By: Sheldon Fulton

Last week I opened my monthly Enmax utility bill. My energy cost was $158.00. However, just $45 was for the actual electricity and gas I consumed. The rest were charges for ‘delivery’ of the energy. Only 28.5% of my cost was for the actual use of energy.

Also arriving in the mail last week was a book, ordered on-line from Amazon. It cost $39.95. It was delivered by Canada Post with no extra delivery charges added. 

You can see where I’m going. 

If Canada Post used the same costing model as Enmax, then the delivery charge for my $39.95 book would have been over $100. In that case, I would most certainly have driven to Indigo to pick it up instead.

Canada Post is one of Canada’s original public utilities.
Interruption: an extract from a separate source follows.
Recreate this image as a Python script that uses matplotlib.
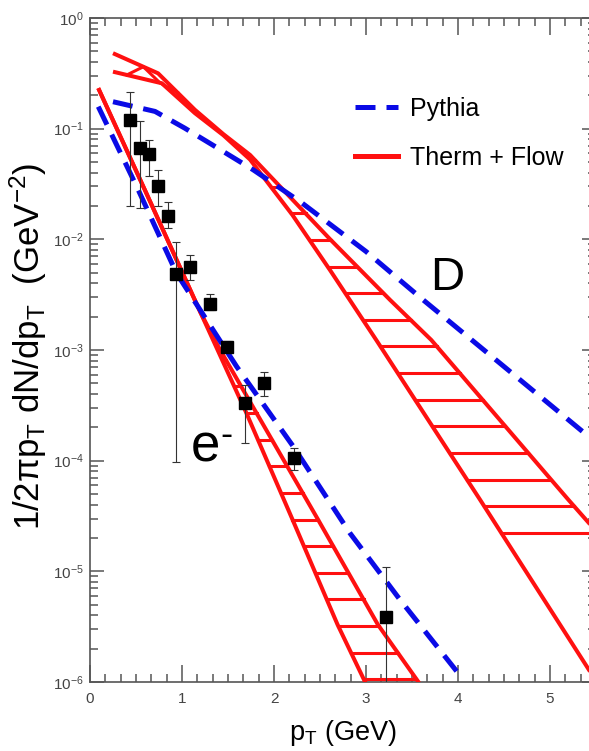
import numpy as np
import matplotlib
matplotlib.use("Agg")
import matplotlib.pyplot as plt
from matplotlib.ticker import FixedLocator, MultipleLocator, FuncFormatter, NullFormatter
from matplotlib.lines import Line2D

# measured electrons
e_pt = [0.44, 0.54, 0.645, 0.74, 0.845, 0.94, 1.09, 1.30, 1.49, 1.69, 1.895, 2.217, 3.217]
e_val = [0.12, 0.067, 0.059, 0.030, 0.0163, 0.0049, 0.0056, 0.0026, 1.07e-3, 3.3e-4, 5.0e-4, 1.05e-4, 3.9e-6]
e_lo = [0.020, 0.019, 0.037, 0.020, 0.0127, 9.8e-5, 0.0043, 0.0023, 9.5e-4, 1.44e-4, 3.8e-4, 8.3e-5, 8.0e-7]
e_hi = [0.216, 0.116, 0.079, 0.042, 0.0219, 0.0095, 0.0072, 0.0032, 1.2e-3, 4.8e-4, 6.3e-4, 1.3e-4, 1.1e-5]

# Pythia curves
pyth_e_pt = [0.09, 0.525, 0.94, 1.594, 2.21, 2.826, 3.37, 4.02]
pyth_e_val = [0.158, 0.0279, 4.94e-3, 7.08e-4, 1.34e-4, 2.21e-5, 5.53e-6, 1.15e-6]
pyth_d_pt = [0.25, 0.707, 1.03, 1.36, 1.775, 2.3, 3.0, 3.62, 4.5, 5.42, 5.6]
pyth_d_val = [0.175, 0.143, 0.101, 0.0689, 0.0424, 0.0214, 7.76e-3, 2.84e-3, 7.08e-4, 1.65e-4, 1.23e-4]

# thermal + flow bands (two edges each)
tf_e_lo_pt = [0.09, 0.60, 1.20, 1.70, 2.20, 2.69, 2.99, 3.05]
tf_e_lo_val = [0.232, 0.0275, 2.19e-3, 2.69e-4, 2.95e-5, 3.31e-6, 1.0e-6, 8.0e-7]
tf_e_hi_pt = [0.09, 0.60, 1.20, 1.40, 1.81, 2.48, 3.13, 3.57, 3.62]
tf_e_hi_val = [0.232, 0.0275, 2.19e-3, 1.05e-3, 2.69e-4, 2.92e-5, 3.29e-6, 1.0e-6, 8.5e-7]

tf_d_lo_pt = [0.25, 0.78, 1.14, 1.45, 1.74, 2.2, 2.61, 3.12, 4.24, 5.40, 5.6]
tf_d_lo_val = [0.327, 0.257, 0.138, 0.0871, 0.0525, 0.0166, 5.25e-3, 1.20e-3, 4.43e-5, 1.38e-6, 7.6e-7]
tf_d_hi_pt = [0.25, 0.74, 1.14, 1.45, 1.74, 2.61, 3.26, 3.71, 5.01, 5.2, 5.6]
tf_d_hi_val = [0.480, 0.316, 0.148, 0.0891, 0.0578, 0.0100, 2.84e-3, 1.23e-3, 6.76e-5, 4.43e-5, 1.86e-5]

# hatch spacing (decades) and the first hatch level of each band
hatch_step = 0.2405
e_hatch_start, e_hatch_n = -3.089, 13
d_hatch_start, d_hatch_n = -1.285, 21
# zigzag strokes in the wide top part of the D band
zig_pt = [0.40, 0.58, 0.76, 0.95]
zig_edge = ["lo", "hi", "lo", "hi"]

SANS = ["Liberation Sans", "DejaVu Sans"]
plt.rcParams["font.family"] = SANS
plt.rcParams["mathtext.default"] = "regular"

RED = "#ff1010"
BLUE = "#0a0ae6"
GREY = "#555555"

fig = plt.figure(figsize=(5.89, 7.51), dpi=100)
ax = fig.add_axes([0.1528, 0.0919, 0.8591, 0.8842])
ax.set_yscale("log")
ax.set_xlim(0, 5.5)
ax.set_ylim(1e-6, 1)


def log_interp(level, pts, vals):
    lv = np.log10(vals)[::-1]
    return np.interp(np.log10(level), lv, np.asarray(pts)[::-1], left=np.nan, right=np.nan)


def draw_band(lo_pt, lo_val, hi_pt, hi_val, start, n):
    ax.plot(lo_pt, lo_val, color=RED, lw=2.9, zorder=3, solid_capstyle="butt")
    ax.plot(hi_pt, hi_val, color=RED, lw=2.9, zorder=3, solid_capstyle="butt")
    for k in range(n):
        level = 10 ** (start - k * hatch_step)
        xl = log_interp(level, lo_pt, lo_val)
        xr = log_interp(level, hi_pt, hi_val)
        if np.isfinite(xl) and np.isfinite(xr) and xr > xl:
            ax.plot([xl, xr], [level, level], color=RED, lw=2.2, zorder=3)


draw_band(tf_e_lo_pt, tf_e_lo_val, tf_e_hi_pt, tf_e_hi_val, e_hatch_start, e_hatch_n)
draw_band(tf_d_lo_pt, tf_d_lo_val, tf_d_hi_pt, tf_d_hi_val, d_hatch_start, d_hatch_n)

zx, zy = [], []
for p, edge in zip(zig_pt, zig_edge):
    pts, vals = (tf_d_lo_pt, tf_d_lo_val) if edge == "lo" else (tf_d_hi_pt, tf_d_hi_val)
    zx.append(p)
    zy.append(10 ** np.interp(p, pts, np.log10(vals)))
ax.plot(zx, zy, color=RED, lw=2.2, zorder=3)

dash = (0, (4, 2.2))
ax.plot(pyth_e_pt, pyth_e_val, color=BLUE, lw=3.6, ls=dash, zorder=4)
ax.plot(pyth_d_pt, pyth_d_val, color=BLUE, lw=3.6, ls=dash, zorder=4)

e_val_a = np.array(e_val)
yerr = [e_val_a - np.array(e_lo), np.array(e_hi) - e_val_a]
ax.errorbar(e_pt, e_val, yerr=yerr, fmt="s", color="black", ms=8.5, ecolor="#333333",
            elinewidth=0.8, capsize=3, capthick=0.8, zorder=5)

# axes styling
for s in ax.spines.values():
    s.set_color(GREY)
    s.set_linewidth(1.2)
ax.xaxis.set_major_locator(MultipleLocator(1))
ax.xaxis.set_minor_locator(MultipleLocator(1 / 6))
ax.yaxis.set_major_locator(FixedLocator([10.0 ** k for k in range(-6, 1)]))
ax.yaxis.set_minor_locator(FixedLocator([m * 10.0 ** k for k in range(-6, 0) for m in range(2, 10)]))
ax.yaxis.set_minor_formatter(NullFormatter())
ax.yaxis.set_major_formatter(FuncFormatter(lambda v, _: "10$^{%d}$" % round(np.log10(v))))
ax.xaxis.set_major_formatter(FuncFormatter(lambda v, _: "%d" % round(v)))
ax.tick_params(which="both", direction="in", top=True, right=True, color=GREY,
               labelcolor="#444444", labelsize=11, width=1.1)
ax.tick_params(axis="x", which="major", length=12, pad=7)
ax.tick_params(axis="x", which="minor", length=6)
ax.tick_params(axis="y", which="major", length=10, pad=4.5)
ax.tick_params(axis="y", which="minor", length=6)

ax.set_xlabel("p$_T$ (GeV)", fontsize=19.5, labelpad=9)
ax.set_ylabel("1/2πp$_T$ dN/dp$_T$  (GeV$^{-2}$)", fontsize=25)
ax.yaxis.set_label_coords(-0.082, 0.505)

ax.text(3.70, 10 ** -2.457, "D", fontsize=34, ha="left", va="baseline")
ax.text(1.09, 10 ** -4.01, "e", fontsize=38, ha="left", va="baseline")
ax.text(1.42, 10 ** -3.77, "-", fontsize=26, ha="left", va="center")

handles = [Line2D([], [], color=BLUE, lw=3.6, ls=dash),
           Line2D([], [], color=RED, lw=3.6)]
ax.legend(handles, ["Pythia", "Therm + Flow"], loc="upper left", bbox_to_anchor=(0.524, 0.881),
          frameon=False, fontsize=18, handlelength=1.7, handletextpad=0.5,
          labelspacing=1.0, borderpad=0, borderaxespad=0)

fig.savefig("out.png", dpi=100)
But, it is no longer a monopoly. It competes with UPS, Fed-Ex and Purolator to deliver that book directly to my door. It delivered my book for the same price I would have paid, had I bought it at my local Indigo store. 

The other public utility is my municipally owned energy distributor. It doesn’t have to compete, and it delivers my energy for 2.5 times the cost of the energy itself. 

Twenty years ago, the Alberta electricity sector was “de-regulated”. The intent was to bring lower costs to the entire monthly bill with competitive choices for supply. Only two of the four elements were (partially) de-regulated – energy generation and retail marketing. Transmission and distribution, the delivery elements of electricity, were exempt from competition.

What happened?

Figure 1 – Transmission costs – Monthly (600kwh residential)

The graphs indicate costs for a 600kwh per month residential customer in each of the four major distribution areas in Alberta. As seen in the Transmission graph, the average consumer cost has risen from around $5.00/month in 2004 to over $20.00/month in 2018. This four-fold increase was driven largely by regulators approving the $20 billion spend on transmission lines that will provide excess capacity for the next several decades.

Figure 2 – Distribution Costs- Monthly (600kwh monthly)

The distribution graph shows similar increases in the monthly costs. However, they vary dramatically in magnitude between the urban (EPCOR and ENMAX) and rural (Fortis and ATCO). Overall, all four utilities have at least a doubled delivery costs per month from 2004 to 2018.

I took a closer look at my energy charge. 

The cost of electricity in August was 6.8 cents per kWh. I am “protected” by a Government directed price cap wherein the rate otherwise would have been 8.8 cents. By comparison, the gas price was just under 2 cents per gigajoule, about the same as it was twenty years ago. Gas prices are set competitively across North America and remain depressed due to a chronic over-supply.

I decided to check my retail options. 

The Utility Consumer Advocate (UCA) website lists 32 electricity retailers in Alberta. That sounded promising. So, I did a competitive retail search with no conditions. I got 188 different combinations of plan types, terms, sources, and retailers for the supply of my energy. Most of them offered the same price, or a little less, as my current protected rate.

I decided to see what was available for a five year term. I got only five responses from four different suppliers. Three of them are also the primary Alberta distributors: ATCO; EPCOR; and ENMAX. There was only one independent, Link Energy. It had a five year rate that was lower than the other three. The other 25 plus retailers didn’t offer five year deals. 

In summary, three features of Alberta’s electricity market stand out:

  • Regulated delivery services are sheltered from competitive alternatives or effective intervention by consumers. Those charges are a significant multiple of the cost of the energy.
  • The Regulated Rate Option (RRO) energy rate is capped to June 2021 and is shielded against “market prices” by some $10 million per month in taxpayer subsidies;
  • There is only one independent retailer that is willing to provide a five year fixed rate among 30 plus competitors. 

Back in 1960 the array of public utilities included transportation (railways, airlines, marine ports); communications (telecom, radio, television); energy (electricity, natural gas); and postal services. Since then, competitive alternatives have been created for the delivery of these monopoly services. Even the wires that supported the telecom monopolies have been circumvented through new wireless technologies. Innovative market mechanisms such as Bandwidth Auctions for delivery of competitive products and services on the airwaves have helped drive down costs.

We need a new textbook for 2020 – one that takes chapters from the effective de-regulation of communications and transportation. In those sectors, policies have enabled disruptive technologies to transform markets and drive down costs. Electricity users should similarly be allowed to benefit from innovations such as distributed generation and roof-top solar.

The moral from perusing my mail is that competitive markets are working within previously regulated public utility service areas like the post office. A competitive market place for electricity is something Alberta should try.

About the Writer:

Sheldon Fulton is a consultant in the energy sector specializing in the design and implementation of markets with specific experience in Alberta and Ontario. Mr. Fulton has appeared as an expert witness during many regulatory hearings. He is a past Executive Director of the Industrial Power Consumers Association of Alberta (IPCAA) and the President of Forte Business Solutions Ltd. (Forte). Forte provides consulting services to the energy and agricultural markets on economic and market issues.